Am letzten Festival-Wochenende, am 6. und 7. Dezember, bietet das Literaturhaus einen ganz besonderen Büchermarkt. „Andere Bücher braucht das Land“ ist das Motto der Ausstellung für kleinere unabhängige Verlage, die jenseits des Mainstreams auch Projekte realisieren, bei denen nicht die Gewinnerwartung im Mittelpunkt steht. Dazu gehört etwa der Schweizer Comic- und Graphic Novel-Verlag Edition Moderne, der die mittlerweile verfilmten Persepolis-Comics der Iranerin Marjane Satrapi herausgebracht hat. Oder zwei junge Münchner Stadtmagazine: das Underground-Blatt „Super Paper“, das monatlich im Zeitungsformat erscheint und aus den Bereichen Musik, Kunst, Theater, Mode und Lifestyle berichtet, sowie das Blogger-Magazin „Mucbook“, welches seit gut einem Jahr auch als edel aufgemachte Druckausgabe erscheint. Apropos Blog: Unter blog.litmuc.de findet man alles, was im Social Web rund um das Literaturfest passiert.

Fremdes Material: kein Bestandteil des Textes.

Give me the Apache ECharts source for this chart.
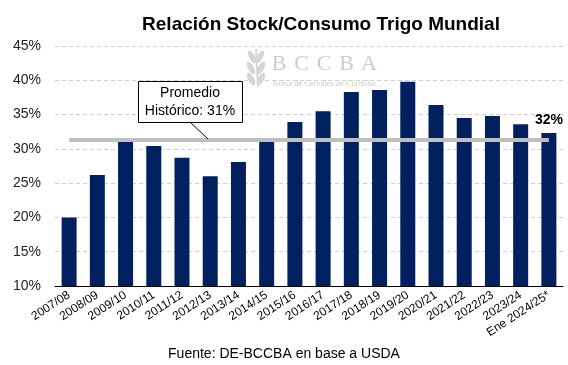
<!DOCTYPE html>
<html><head><meta charset="utf-8">
<script src="https://cdn.jsdelivr.net/npm/echarts@6/dist/echarts.min.js"></script>
<style>html,body{margin:0;padding:0;background:#fff}#c{width:568px;height:365px}</style>
</head><body><div id="c"></div>
<script>
const categories = ['2007/08','2008/09','2009/10','2010/11','2011/12','2012/13','2013/14','2014/15','2015/16','2016/17','2017/18','2018/19','2019/20','2020/21','2021/22','2022/23','2023/24','Ene 2024/25*'];
const ratioValues = [20.0, 26.2, 31.0, 30.4, 28.7, 26.0, 28.1, 31.0, 33.9, 35.5, 38.3, 38.6, 39.8, 36.4, 34.5, 34.8, 33.6, 32.3];
const historicAverage = 31.3;
const yTicks = [10, 15, 20, 25, 30, 35, 40, 45];
const titleText = 'Relación Stock/Consumo Trigo Mundial';
const sourceText = 'Fuente: DE-BCCBA en base a USDA';
const watermarkLetters = ['B', 'C', 'C', 'B', 'A'];

const chart = echarts.init(document.getElementById('c'), null, {renderer: 'canvas'});
const last = ratioValues.length - 1;
const font = 'Liberation Sans, Arial, sans-serif';
const wmColor = '#cdcdcd';
const leaves = [];
[[6,14,0.5],[14,14,-0.5],[5,25,0.5],[15,25,-0.5],[5,36,0.5],[15,36,-0.5]].forEach(l => {
  leaves.push({type: 'ellipse', shape: {cx: 0, cy: 0, rx: 3, ry: 7}, x: l[0], y: l[1], rotation: l[2], style: {fill: '#d6d6d6'}});
});
const wm = watermarkLetters.map((ch, i) => ({
  type: 'text', z: 0, x: 279 + i * 22.5, y: 64, style: {text: ch, font: '22px "Liberation Serif", serif', fill: wmColor, align: 'center', verticalAlign: 'middle'}
}));
chart.setOption({
  animation: false,
  backgroundColor: '#fff',
  title: {
    text: titleText, left: 316, top: 10, textAlign: 'center',
    textStyle: {fontFamily: font, fontSize: 19, fontWeight: 'bold', color: '#000'}
  },
  grid: {left: 55, right: 5, top: 46, bottom: 79, containLabel: false},
  xAxis: {
    type: 'category', data: categories,
    axisLine: {lineStyle: {color: '#000', width: 1}},
    axisTick: {show: false},
    axisLabel: {interval: 0, rotate: 33, fontFamily: font, fontSize: 12, color: '#000', margin: 8}
  },
  yAxis: {
    type: 'value', min: yTicks[0], max: yTicks[yTicks.length - 1], interval: 5,
    axisLine: {show: false}, axisTick: {show: false},
    axisLabel: {formatter: v => v + '%', fontFamily: font, fontSize: 14, color: '#222', margin: 14},
    splitLine: {lineStyle: {color: '#d0d0d0', type: [4, 3], width: 1}}
  },
  series: [{
    type: 'bar', data: ratioValues.map((v, i) => ({
      value: v,
      label: i === last ? {show: true, position: 'top', distance: 6, formatter: p => Math.round(p.value) + '%',
        fontFamily: font, fontSize: 14, fontWeight: 'bold', color: '#000'} : {show: false}
    })),
    barWidth: 15,
    itemStyle: {color: '#002060'},
    z: 2,
    markLine: {
      silent: true, symbol: 'none', label: {show: false},
      lineStyle: {color: '#bfbfbf', width: 4, type: 'solid'},
      data: [[{coord: [categories[0], historicAverage]}, {coord: [categories[last], historicAverage]}]]
    }
  }],
  graphic: wm.concat([
    {type: 'text', z: 0, x: 324, y: 83.5, style: {text: 'Bolsa de Cereales de Córdoba', font: '8.5px "Liberation Serif", serif', fill: '#c8c8c8', align: 'center', verticalAlign: 'middle'}},
    {type: 'group', x: 246, y: 43, z: 0, children: [
      {type: 'line', shape: {x1: 10, y1: 6, x2: 12, y2: 44}, style: {stroke: '#d6d6d6', lineWidth: 2}}
    ].concat(leaves)},
    {type: 'line', z: 10, shape: {x1: 190, y1: 122, x2: 208, y2: 139}, style: {stroke: '#000', lineWidth: 1}},
    {type: 'rect', z: 10, shape: {x: 138.5, y: 81.5, width: 104, height: 41}, style: {fill: '#fff', stroke: '#000', lineWidth: 1}},
    {type: 'text', z: 11, x: 190, y: 93, style: {text: 'Promedio', font: '14px ' + font, fill: '#000', align: 'center', verticalAlign: 'middle'}},
    {type: 'text', z: 11, x: 190, y: 111, style: {text: 'Histórico: 31%', font: '14px ' + font, fill: '#000', align: 'center', verticalAlign: 'middle'}},
    {type: 'text', z: 11, x: 284, y: 354, style: {text: sourceText, font: '14px ' + font, fill: '#000', align: 'center', verticalAlign: 'middle'}}
  ])
});
</script></body></html>
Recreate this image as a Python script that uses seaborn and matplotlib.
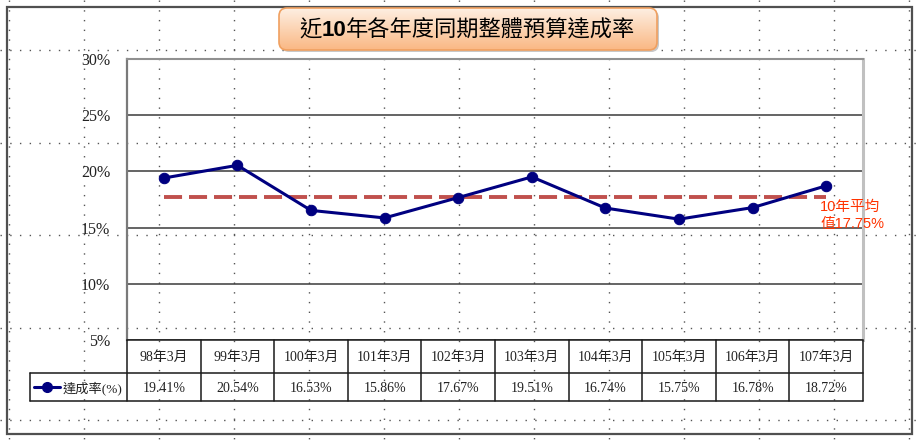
import matplotlib
matplotlib.use("Agg")
import matplotlib.pyplot as plt
import numpy as np
import pandas as pd
import seaborn as sns
from matplotlib.patches import FancyBboxPatch, Rectangle

# data
periods = ["98年3月", "99年3月", "100年3月", "101年3月", "102年3月",
           "103年3月", "104年3月", "105年3月", "106年3月", "107年3月"]
rates = [19.41, 20.54, 16.53, 15.86, 17.67, 19.51, 16.74, 15.75, 16.78, 18.72]
avg_rate = 17.75
y_ticks = [5, 10, 15, 20, 25, 30]
series_name = "達成率(%)"
title_parts = [("近", "normal"), ("10", "bold"), ("年各年度同期整體預算達成率", "normal")]
avg_label = "10年平均\n值17.75%"

sns.set_theme(style="white")
plt.rcParams["lines.scale_dashes"] = False
plt.rcParams["font.family"] = ["Noto Sans CJK TC", "DejaVu Sans"]
serif = ["Liberation Serif", "Noto Sans CJK TC"]
sans = ["Liberation Sans", "Noto Sans CJK TC"]

NAVY = "#000080"
AVG_RED = "#C0504D"

W, H = 921, 442
fig = plt.figure(figsize=(W / 100, H / 100), dpi=100)
fig.patch.set_facecolor("white")

# background layer in pixel coordinates (slide grid, frame, title box)
bg = fig.add_axes([0, 0, 1, 1], zorder=0)
bg.set_xlim(0, W)
bg.set_ylim(H, 0)
bg.axis("off")

dot_style = dict(color="#555555", lw=1.0, linestyle=(0, (1.0, 6.0)), zorder=1)
for gx in np.arange(8.5, W, 75):
    bg.plot([gx, gx], [0, H], **dot_style)
for gy in [50, 142.5, 235, 327.5, 420]:
    bg.plot([0, W], [gy, gy], **dot_style)

bg.add_patch(Rectangle((7, 7), 905, 427, fill=False, edgecolor="#505050",
                       lw=1.6, zorder=2))

# title box with orange gradient
box = FancyBboxPatch((279, 8), 378, 42, boxstyle="round,pad=0,rounding_size=8",
                     facecolor="none", edgecolor="#F0A060", lw=1.2, zorder=6)
shadow = FancyBboxPatch((281, 10), 378, 42, boxstyle="round,pad=0,rounding_size=8",
                        facecolor="#c8c8c8", edgecolor="none", zorder=4)
bg.add_patch(shadow)
bg.add_patch(box)
grad = np.linspace(0, 1, 64).reshape(-1, 1)
top_c = np.array([254, 239, 226]) / 255
bot_c = np.array([250, 184, 132]) / 255
img = top_c + (bot_c - top_c) * grad[..., None]
im = bg.imshow(img.reshape(64, 1, 3), extent=[279, 657, 50, 8], aspect="auto",
               zorder=5, interpolation="bilinear")
im.set_clip_path(box)

texts = []
for s, w in title_parts:
    fam = sans if w == "bold" else ["Noto Sans CJK TC"]
    texts.append(bg.text(0, 30, s, fontsize=16, fontweight=w, family=fam,
                         ha="left", va="center", color="black", zorder=7))
renderer = fig.canvas.get_renderer()
widths = [t.get_window_extent(renderer).width for t in texts]
x0 = 467.5 - sum(widths) / 2
for t, w in zip(texts, widths):
    t.set_x(x0)
    x0 += w

# main plot area
px_l, px_r, px_t, px_b = 127, 863, 59, 340
ax = fig.add_axes([px_l / W, 1 - px_b / H, (px_r - px_l) / W, (px_b - px_t) / H],
                  zorder=2)
ax.set_facecolor("none")

df = pd.DataFrame({"period": periods, "rate": rates,
                   "avg": [avg_rate] * len(periods)})
sns.lineplot(data=df, x="period", y="avg", ax=ax, sort=False, color=AVG_RED,
             lw=2.8, linestyle=(0, (13, 5)))
sns.lineplot(data=df, x="period", y="rate", ax=ax, sort=False, color=NAVY,
             lw=2.2, marker="o", markersize=7.5, markeredgecolor=NAVY)

ax.set_xlim(-0.5, len(periods) - 0.5)
ax.set_ylim(y_ticks[0], y_ticks[-1])
ax.set_yticks(y_ticks)
ax.set_yticklabels([f"{v}%" for v in y_ticks], family=serif, fontsize=11.5,
                   color="#222222")
ax.tick_params(axis="y", length=0, pad=12)
ax.set_xticks([])
ax.set_xlabel("")
ax.set_ylabel("")
ax.set_axisbelow(True)
ax.yaxis.grid(True, color="#3a3a3a", lw=1.1)
ax.spines["bottom"].set_visible(False)
ax.spines["top"].set_color("#909090")
ax.spines["top"].set_linewidth(1.5)
ax.spines["left"].set_color("#7a7a7a")
ax.spines["left"].set_linewidth(1.6)
ax.spines["right"].set_color("#c0c0c0")
ax.spines["right"].set_linewidth(2.2)

ax.text(8.92, 17.45, avg_label, color="#FF3300", fontsize=10.5, family=sans,
        ha="left", va="top", linespacing=1.3)

# data table under the plot
col_w = (px_r - px_l) / len(periods)
tb_l, tb_b = 30, 401
ta = fig.add_axes([tb_l / W, 1 - tb_b / H, (px_r - tb_l) / W, (tb_b - px_b) / H],
                  zorder=2)
ta.set_facecolor("none")
ta.axis("off")
x_left = -0.5 - (px_l - tb_l) / col_w
ta.set_xlim(x_left, len(periods) - 0.5)
ta.set_ylim(tb_b - px_b, 0)
row1, row2 = 33, tb_b - px_b

line_kw = dict(color="#1a1a1a", lw=1.1, clip_on=False)
ta.plot([-0.5, len(periods) - 0.5], [0, 0], **line_kw)
ta.plot([x_left, len(periods) - 0.5], [row1, row1], **line_kw)
ta.plot([x_left, len(periods) - 0.5], [row2, row2], **line_kw)
ta.plot([x_left, x_left], [row1, row2], **line_kw)
for k in range(len(periods) + 1):
    ta.plot([k - 0.5, k - 0.5], [0, row2], **line_kw)

for i, (lab, val) in enumerate(zip(periods, rates)):
    ta.text(i, row1 / 2 + 1, lab, family=serif, fontsize=10, ha="center",
            va="center", color="#222222")
    ta.text(i, (row1 + row2) / 2 + 1, f"{val:.2f}%", family=serif, fontsize=10,
            ha="center", va="center", color="#222222")

leg_y = (row1 + row2) / 2
ta.plot([x_left + 4 / col_w, x_left + 30 / col_w], [leg_y, leg_y], color=NAVY,
        lw=2.2, clip_on=False)
ta.plot([x_left + 17 / col_w], [leg_y], marker="o", color=NAVY, markersize=7,
        clip_on=False)
ta.text(x_left + 33 / col_w, leg_y + 1, series_name, family=serif, fontsize=9.5,
        ha="left", va="center", color="#222222")

fig.savefig("out.png", dpi=100)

Zum Konzept des Literaturfests gehört auch ein experimenteller Teil, das forum:autoren. Zu dessen Gestaltung wird jedes Jahr ein anderer Schriftsteller als Kurator eingeladen. Diesmal ist es der Leipziger Clemens Meyer („Als wir träumten“, „Im Stein“). In acht Performances vom 20. bis 27. November will er „ein Gesamtkunstwerk“ kreieren, wozu er seine Gäste – Schriftsteller, Schauspieler, Filmemacher und Musiker, darunter Enfant terrible Jonathan Meese – zu einer Art Talk-Show mit sich selbst in interessante Locations einlädt, um ihnen dort ein Forum zur Selbstinszenierung zu bieten. Vier der Veranstaltungen finden im Mixed Munich Arts (MMA) statt, einer 21 Meter hohen, kathedralenartigen Halle in der Nähe des Königsplatzes. Nach den Veranstaltungen geht es dann in den „Laden für Nichts“. Das ist ein innerhalb des MMA provisorisch aufgebauter Raum aus Spanplatten, wo sich Gäste, Künstler und Autoren an der Bar treffen. Wer mag, darf sich mit Statements oder Malerei an der Wand verewigen, die so zum Bühnenbild wird und am 27.11. in einer Auktionsshow versteigert wird.